U.S.S.G. § 5G1.3(b) provides that the sentencing court should adjust a defendant's sentence for the crime of conviction to take into account time already served on an undercharged prison term and order the federal sentence to run concurrently to any undischarged time. U.S.S.G. § 5K2.23 concerns terms of imprisonment that are discharged, as opposed to undischarged terms. It provides that a “downward departure may be appropriate if the defendant (1) has completed serving a term of imprisonment; and (2) subsection (b) of § 5G1.3 ... would have provided an adjustment had that completed term of imprisonment been undischarged at the time of sentencing for the instant offense.” Therefore, the record shows that counsel asked for the downward departure, but he asked for it under § 5G1.3 instead of § 5K2.23. As applied to when Movant was originally sentenced in 2007, § 5G1.3 was correctly cited. However, counsel's use of the word “expired” shows he recognized he was asking for the departure based on a sentence that had been discharged by the time resentencing occurred in 2022. The Court notes the analysis under the two Guidelines sections is the largely same, but the sentencing court is not required to depart for a discharged term of imprisonment under § 5K2.23. See U.S.S.G. § 5K2.23 (stating a departure “may be appropriate”) (emphasis added).
The Court need not determine whether counsel's performance was deficient before examining whether prejudice resulted from the alleged deficiencies. See Smith v.
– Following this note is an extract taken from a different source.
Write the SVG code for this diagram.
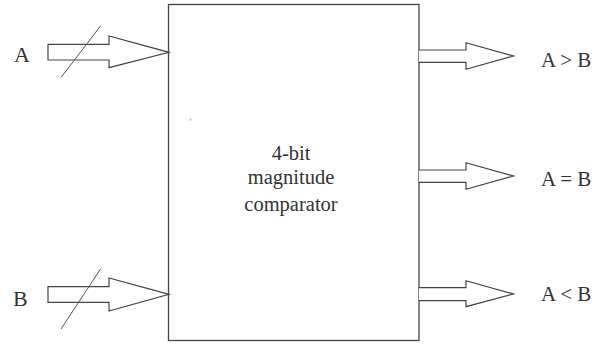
<svg xmlns="http://www.w3.org/2000/svg" width="603" height="344" viewBox="0 0 603 344">
<style>
.ln{fill:none;stroke:#444;stroke-width:1.3;stroke-linejoin:miter}
.ar{fill:#fff;stroke:#444;stroke-width:1.2;stroke-linejoin:miter}
.sl{stroke:#555;stroke-width:1}
.lbl{font-size:22px}
.out{font-size:21px}
.ctr{font-size:20.5px;text-anchor:middle}
</style>
<rect width="603" height="344" fill="#fff"/>
<g font-family="'Liberation Serif', 'Times New Roman', 'DejaVu Serif', serif" fill="#333">
<g id="comparator">
<rect class="ln" x="168.5" y="4.5" width="250.5" height="336"/>
<text class="ctr" x="291" y="160" font-family="Liberation Serif, serif">4-bit</text>
<text class="ctr" x="291" y="184" font-family="Liberation Serif, serif">magnitude</text>
<text class="ctr" x="291" y="211" font-family="Liberation Serif, serif">comparator</text>
<rect x="189.5" y="118.5" width="2" height="2" fill="#bbb"/>
</g>
<g id="input-A">
<text class="lbl" x="14" y="61.5" font-family="Liberation Serif, serif">A</text>
</g>
<g id="input-B">
<text class="lbl" x="13" y="305.5" font-family="Liberation Serif, serif">B</text>
</g>
<g id="output-gt">
<text class="out" x="541" y="67" font-family="Liberation Serif, serif">A &gt; B</text>
</g>
<g id="output-eq">
<text class="out" x="541" y="186" font-family="Liberation Serif, serif">A = B</text>
</g>
<g id="output-lt">
<text class="out" x="541" y="301" font-family="Liberation Serif, serif">A &lt; B</text>
</g>
</g>
<g id="connectors">
<path class="ar" d="M48,44.3 H109 V36 L169,52.3 L109,67.7 V60 H48 Z"/>
<line class="sl" x1="61" y1="77.5" x2="100.5" y2="26"/>
<path class="ar" d="M48,286.7 H109 V278 L169,294.3 L109,311 V302.3 H48 Z"/>
<line class="sl" x1="61" y1="329" x2="100.5" y2="269"/>
<path class="ar" d="M419,50 H466 V42.7 L513.5,56 L466,69.3 V62.3 H419"/>
<path class="ar" d="M419,170 H466 V162.7 L513.5,176 L466,189.3 V182.3 H419"/>
<path class="ar" d="M419,287.7 H466 V280.7 L513.5,294 L466,306.7 V300.7 H419"/>
</g>
</svg>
Robbins, 528 U.S. 259, 286 n.14 (2000). “If it is easier to dispose of an ineffectiveness claim on the ground of lack of sufficient prejudice, which we expect will often be so, that course should be followed.” Id. (quoting Strickland, 466 U.S. at 697). However, even assuming arguendo that asking for a downward departure using the undischarged (as opposed to discharged) term of imprisonment provision of the Guidelines was somehow objectively unreasonable, the Court concludes that Movant has failed to demonstrate the result of his resentencing would have been different, but for his counsel's alleged deficiency. After considering the record, the Court concludes Movant's argument is essentially form over substance. The record is clear: counsel argued for a downward departure on the basis of Movant's discharged state sentence. Counsel contended, “Since the state sentence has expired, this Court should subtract from the sentence imposed 52 months to account for the sentence served in state prison.” (CR297 at 7.) He continued to advocate in the same fashion for Movant at resentencing. After carefully considering all of counsel's arguments, including the request for a downward departure, and applying 18 U.S.C. § 3553, the Court imposed a 360-month sentence. Movant has not shown prejudice. Therefore, Movant has failed to satisfy the Strickland standard for this ineffective assistance claim, and the Court will recommend that Ground Two be denied.
III. Evidentiary Hearing
The Court concludes that Movant is not entitled to an evidentiary hearing on his claims because “the motion and the files and records of the case conclusively show that [he] is entitled to no relief.” 28 U.S.C. § 2255(b). The testimony of Movant or his counsel would add little or nothing to record before the Court. “Section 2255 itself ‘recognizes that there are times when allegations of facts outside the record can be fully investigated without requiring the personal presence of the prisoner.'” Watts v. United States, 841 F.2d 275, 277 (9th Cir. 1988) (quoting Machibroda v. United States, 368 U.S. 487, 495 (1962)). Although the Court recognizes “that when the issue is one of credibility, resolution on the basis of affidavits can rarely be conclusive... this is one of those cases in which an issue of credibility may be conclusively decided on the basis of documentary testimony and evidence in the record.” See Watts, 841 F.2d at 277 (internal citation and quotation marks omitted) (noting “[w]hen section 2255 motions are based on alleged occurrences entirely outside the record, which if true would support relief, the court must conduct a hearing on those allegations ‘unless, viewing the petition against the record, its allegations do not state a claim for relief or are so patently frivolous or false as to warrant summary dismissal.'”) An evidentiary hearing is not required by statute.
CONCLUSION
For the foregoing reasons, the Court finds that the claims presented in the Second Amended Motion fail on the merits. Movant has not raised facts or issues that entitle him to an evidentiary hearing on his claims. Accordingly, the Court will recommend that the Second Amended Motion to Vacate, Set Aside, or Correct Sentence by a Person in Federal Custody pursuant to 28 U.S.C. § 2255 be denied. Accordingly, IT IS RECOMMENDED that the Second Amended Motion to Vacate, Set Aside, or Correct Sentence by a Person in Federal Custody pursuant to 28 U.S.C. § 2255 (CVDoc. 25) be DENIED and that CV-22-00789-PHX-GMS (ASB) be DISMISSED.
IT IS FURTHER RECOMMENDED that a Certificate of Appealability and leave to proceed in forma pauperis on appeal be DENIED because Movant has not made a substantial showing of the denial of a constitutional right.
This recommendation is not an order that is immediately appealable to the Ninth Circuit Court of Appeals. Any notice of appeal pursuant to Rule 4(a)(1), Federal Rules of Appellate Procedure, should not be filed until entry of the District Court's judgment. The parties shall have 14 days from the date of service of a copy of this recommendation within which to file specific written objections with the Court. See 28 U.S.C. § 636(b)(1); Fed.R.Civ.P. 6(a), 6(b) and 72. Thereafter, the parties have 14 days within which to file a response to the objections.
Failure to timely file objections to the Magistrate Judge's Report and Recommendation may result in the acceptance of the Report and Recommendation by the District Court without further review. See United States v. Reyna-Tapia, 328 F.3d 1114, 1121 (9th Cir. 2003). Failure to timely file objections to any factual determinations of the Magistrate Judge will be considered a waiver of a party's right to appellate review of the findings of fact in an order of judgment entered pursuant to the Magistrate Judge's recommendation. See Fed.R.Civ.P. 72.